Your task => Return the material word for word. Do not include pictures.

Source material =>

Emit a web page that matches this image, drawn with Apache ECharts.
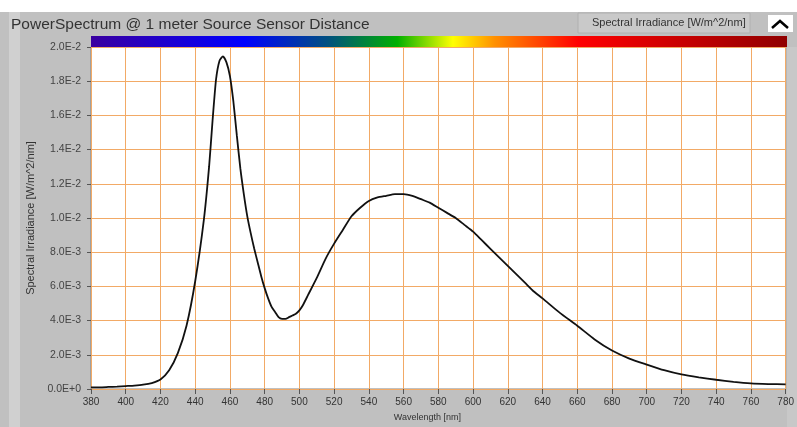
<!DOCTYPE html>
<html>
<head>
<meta charset="utf-8">
<title>PowerSpectrum</title>
<script src="https://cdn.jsdelivr.net/npm/echarts@6/dist/echarts.min.js"></script>
<style>
  html, body { margin: 0; padding: 0; background: #c0c0c0; }
  #chart { width: 797px; height: 427px; }
</style>
</head>
<body>
<div id="chart"></div>
<script>
// wavelength [nm]
var wavelengths = [
  380, 385, 390, 395, 400, 405, 410, 415, 420, 425, 430, 435, 440, 445,
  448, 450, 452, 454, 456, 458, 460, 462, 464, 466, 468, 470, 472, 474,
  476, 478, 480, 482, 484, 486, 488, 490, 492, 494, 496, 498, 500, 502,
  505, 510, 515, 520, 525, 530, 535, 540, 545, 550, 555, 560, 565, 570,
  575, 580, 585, 590, 595, 600, 605, 610, 615, 620, 625, 630, 635, 640,
  650, 660, 670, 680, 690, 700, 710, 720, 730, 740, 750, 760, 770, 780
];
// spectral irradiance [W/m^2/nm]
var irradiance = [
  0.0001, 0.0001, 0.00012, 0.00014, 0.00017, 0.0002, 0.00025, 0.00035, 0.00056, 0.0011, 0.0021, 0.0037, 0.0063, 0.0099,
  0.0130, 0.0157, 0.0181, 0.0192, 0.01945, 0.0191, 0.0183, 0.0168, 0.0148, 0.0129, 0.0114, 0.0101, 0.0091, 0.0082,
  0.0074, 0.0066, 0.0059, 0.0053, 0.0048, 0.0045, 0.0042, 0.0041, 0.0041, 0.0042, 0.0043, 0.0044, 0.0046, 0.0049,
  0.0055, 0.0065, 0.0076, 0.0085, 0.0093, 0.0101, 0.0106, 0.0110, 0.0112, 0.0113, 0.0114, 0.0114, 0.0113, 0.0111,
  0.0109, 0.0106, 0.0103, 0.0100, 0.0096, 0.0092, 0.0087, 0.0082, 0.0077, 0.0072, 0.0067, 0.0062, 0.0057, 0.0053,
  0.00445, 0.0037, 0.0029, 0.00225, 0.00178, 0.00143, 0.0011, 0.00085, 0.00068, 0.00054, 0.00042, 0.00033, 0.00029, 0.00027
];
var yTickLabels = ['0.0E+0', '2.0E-3', '4.0E-3', '6.0E-3', '8.0E-3', '1.0E-2', '1.2E-2', '1.4E-2', '1.6E-2', '1.8E-2', '2.0E-2'];

var points = wavelengths.map(function (w, i) { return [w, irradiance[i]]; });

var chart = echarts.init(document.getElementById('chart'));
var option = {
  backgroundColor: '#c0c0c0',
  animation: false,
  title: {
    text: 'PowerSpectrum @ 1 meter Source Sensor Distance',
    left: 6,
    top: 12,
    textStyle: { fontFamily: 'Liberation Sans', fontSize: 15.5, fontWeight: 'normal', color: '#333' }
  },
  grid: {
    left: 91, right: 10, top: 47, bottom: 33,
    show: true, backgroundColor: '#fff', borderColor: '#808080', borderWidth: 1
  },
  xAxis: {
    type: 'value', min: 380, max: 780, interval: 20,
    name: 'Wavelength [nm]', nameLocation: 'middle', nameGap: 24,
    nameTextStyle: { fontFamily: 'Liberation Sans', fontSize: 9, color: '#333', padding: [0, 22, 0, 0] },
    axisLine: { show: false },
    axisTick: { show: true, length: 5, lineStyle: { color: '#555' } },
    axisLabel: { fontFamily: 'Liberation Sans', fontSize: 10, color: '#333', margin: 8 },
    splitLine: { show: true, lineStyle: { color: '#f2aa66', width: 1 } }
  },
  yAxis: {
    type: 'value', min: 0, max: 0.02, interval: 0.002,
    name: 'Spectral Irradiance [W/m^2/nm]', nameLocation: 'middle', nameGap: 54,
    nameTextStyle: { fontFamily: 'Liberation Sans', fontSize: 11, color: '#333' },
    axisLine: { show: false },
    axisTick: { show: true, length: 4, lineStyle: { color: '#555' } },
    axisLabel: {
      fontFamily: 'Liberation Sans', fontSize: 10.5, color: '#444', margin: 10,
      formatter: function (v, i) { return yTickLabels[i]; }
    },
    splitLine: { show: true, lineStyle: { color: '#f2aa66', width: 1 } }
  },
  graphic: [
    { type: 'rect', shape: { x: 0, y: 0, width: 797, height: 12 }, style: { fill: '#fff' }, silent: true },
    { type: 'rect', shape: { x: 9, y: 12, width: 11, height: 415 }, style: { fill: '#d0d0d0' }, silent: true },
    { type: 'rect', shape: { x: 787, y: 47, width: 10, height: 380 }, style: { fill: '#c8c8c8' }, silent: true },
    {
      type: 'rect', shape: { x: 91, y: 36, width: 696, height: 11 }, silent: true,
      style: {
        fill: new echarts.graphic.LinearGradient(0, 0, 1, 0, [
          { offset: 0, color: '#3a00a0' },
          { offset: 0.22, color: '#0000ff' },
          { offset: 0.34, color: '#005080' },
          { offset: 0.44, color: '#00b000' },
          { offset: 0.52, color: '#ffff00' },
          { offset: 0.58, color: '#ff9000' },
          { offset: 0.70, color: '#ff0000' },
          { offset: 1, color: '#900000' }
        ])
      }
    },
    { type: 'rect', shape: { x: 578, y: 13, width: 172, height: 20 }, style: { fill: '#c9c9c9', stroke: '#b0b0b0' }, silent: true },
    {
      type: 'text', left: 592, top: 17, silent: true,
      style: { text: 'Spectral Irradiance [W/m^2/nm]', fontFamily: 'Liberation Sans', fontSize: 11, fill: '#333' }
    },
    { type: 'rect', shape: { x: 768, y: 15, width: 25, height: 17 }, style: { fill: '#fff' }, silent: true },
    { type: 'polyline', shape: { points: [[772, 28], [780, 21], [788, 28]] }, style: { stroke: '#000', lineWidth: 2.5, fill: null }, silent: true }
  ],
  series: [{
    type: 'line',
    data: points,
    smooth: 0.2,
    showSymbol: false,
    lineStyle: { color: '#111', width: 1.8 }
  }]
};
chart.setOption(option);
</script>
</body>
</html>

Exercise output =>
Emit a web page that matches this image, drawn with Apache ECharts.
<!DOCTYPE html>
<html>
<head>
<meta charset="utf-8">
<title>PowerSpectrum</title>
<script src="https://cdn.jsdelivr.net/npm/echarts@6/dist/echarts.min.js"></script>
<style>
  html, body { margin: 0; padding: 0; background: #c0c0c0; }
  #chart { width: 797px; height: 427px; }
</style>
</head>
<body>
<div id="chart"></div>
<script>
// wavelength [nm]
var wavelengths = [
  380, 385, 390, 395, 400, 405, 410, 415, 420, 425, 430, 435, 440, 445,
  448, 450, 452, 454, 456, 458, 460, 462, 464, 466, 468, 470, 472, 474,
  476, 478, 480, 482, 484, 486, 488, 490, 492, 494, 496, 498, 500, 502,
  505, 510, 515, 520, 525, 530, 535, 540, 545, 550, 555, 560, 565, 570,
  575, 580, 585, 590, 595, 600, 605, 610, 615, 620, 625, 630, 635, 640,
  650, 660, 670, 680, 690, 700, 710, 720, 730, 740, 750, 760, 770, 780
];
// spectral irradiance [W/m^2/nm]
var irradiance = [
  0.0001, 0.0001, 0.00012, 0.00014, 0.00017, 0.0002, 0.00025, 0.00035, 0.00056, 0.0011, 0.0021, 0.0037, 0.0063, 0.0099,
  0.0130, 0.0157, 0.0181, 0.0192, 0.01945, 0.0191, 0.0183, 0.0168, 0.0148, 0.0129, 0.0114, 0.0101, 0.0091, 0.0082,
  0.0074, 0.0066, 0.0059, 0.0053, 0.0048, 0.0045, 0.0042, 0.0041, 0.0041, 0.0042, 0.0043, 0.0044, 0.0046, 0.0049,
  0.0055, 0.0065, 0.0076, 0.0085, 0.0093, 0.0101, 0.0106, 0.0110, 0.0112, 0.0113, 0.0114, 0.0114, 0.0113, 0.0111,
  0.0109, 0.0106, 0.0103, 0.0100, 0.0096, 0.0092, 0.0087, 0.0082, 0.0077, 0.0072, 0.0067, 0.0062, 0.0057, 0.0053,
  0.00445, 0.0037, 0.0029, 0.00225, 0.00178, 0.00143, 0.0011, 0.00085, 0.00068, 0.00054, 0.00042, 0.00033, 0.00029, 0.00027
];
var yTickLabels = ['0.0E+0', '2.0E-3', '4.0E-3', '6.0E-3', '8.0E-3', '1.0E-2', '1.2E-2', '1.4E-2', '1.6E-2', '1.8E-2', '2.0E-2'];

var points = wavelengths.map(function (w, i) { return [w, irradiance[i]]; });

var chart = echarts.init(document.getElementById('chart'));
var option = {
  backgroundColor: '#c0c0c0',
  animation: false,
  title: {
    text: 'PowerSpectrum @ 1 meter Source Sensor Distance',
    left: 6,
    top: 12,
    textStyle: { fontFamily: 'Liberation Sans', fontSize: 15.5, fontWeight: 'normal', color: '#333' }
  },
  grid: {
    left: 91, right: 10, top: 47, bottom: 33,
    show: true, backgroundColor: '#fff', borderColor: '#808080', borderWidth: 1
  },
  xAxis: {
    type: 'value', min: 380, max: 780, interval: 20,
    name: 'Wavelength [nm]', nameLocation: 'middle', nameGap: 24,
    nameTextStyle: { fontFamily: 'Liberation Sans', fontSize: 9, color: '#333', padding: [0, 22, 0, 0] },
    axisLine: { show: false },
    axisTick: { show: true, length: 5, lineStyle: { color: '#555' } },
    axisLabel: { fontFamily: 'Liberation Sans', fontSize: 10, color: '#333', margin: 8 },
    splitLine: { show: true, lineStyle: { color: '#f2aa66', width: 1 } }
  },
  yAxis: {
    type: 'value', min: 0, max: 0.02, interval: 0.002,
    name: 'Spectral Irradiance [W/m^2/nm]', nameLocation: 'middle', nameGap: 54,
    nameTextStyle: { fontFamily: 'Liberation Sans', fontSize: 11, color: '#333' },
    axisLine: { show: false },
    axisTick: { show: true, length: 4, lineStyle: { color: '#555' } },
    axisLabel: {
      fontFamily: 'Liberation Sans', fontSize: 10.5, color: '#444', margin: 10,
      formatter: function (v, i) { return yTickLabels[i]; }
    },
    splitLine: { show: true, lineStyle: { color: '#f2aa66', width: 1 } }
  },
  graphic: [
    { type: 'rect', shape: { x: 0, y: 0, width: 797, height: 12 }, style: { fill: '#fff' }, silent: true },
    { type: 'rect', shape: { x: 9, y: 12, width: 11, height: 415 }, style: { fill: '#d0d0d0' }, silent: true },
    { type: 'rect', shape: { x: 787, y: 47, width: 10, height: 380 }, style: { fill: '#c8c8c8' }, silent: true },
    {
      type: 'rect', shape: { x: 91, y: 36, width: 696, height: 11 }, silent: true,
      style: {
        fill: new echarts.graphic.LinearGradient(0, 0, 1, 0, [
          { offset: 0, color: '#3a00a0' },
          { offset: 0.22, color: '#0000ff' },
          { offset: 0.34, color: '#005080' },
          { offset: 0.44, color: '#00b000' },
          { offset: 0.52, color: '#ffff00' },
          { offset: 0.58, color: '#ff9000' },
          { offset: 0.70, color: '#ff0000' },
          { offset: 1, color: '#900000' }
        ])
      }
    },
    { type: 'rect', shape: { x: 578, y: 13, width: 172, height: 20 }, style: { fill: '#c9c9c9', stroke: '#b0b0b0' }, silent: true },
    {
      type: 'text', left: 592, top: 17, silent: true,
      style: { text: 'Spectral Irradiance [W/m^2/nm]', fontFamily: 'Liberation Sans', fontSize: 11, fill: '#333' }
    },
    { type: 'rect', shape: { x: 768, y: 15, width: 25, height: 17 }, style: { fill: '#fff' }, silent: true },
    { type: 'polyline', shape: { points: [[772, 28], [780, 21], [788, 28]] }, style: { stroke: '#000', lineWidth: 2.5, fill: null }, silent: true }
  ],
  series: [{
    type: 'line',
    data: points,
    smooth: 0.2,
    showSymbol: false,
    lineStyle: { color: '#111', width: 1.8 }
  }]
};
chart.setOption(option);
</script>
</body>
</html>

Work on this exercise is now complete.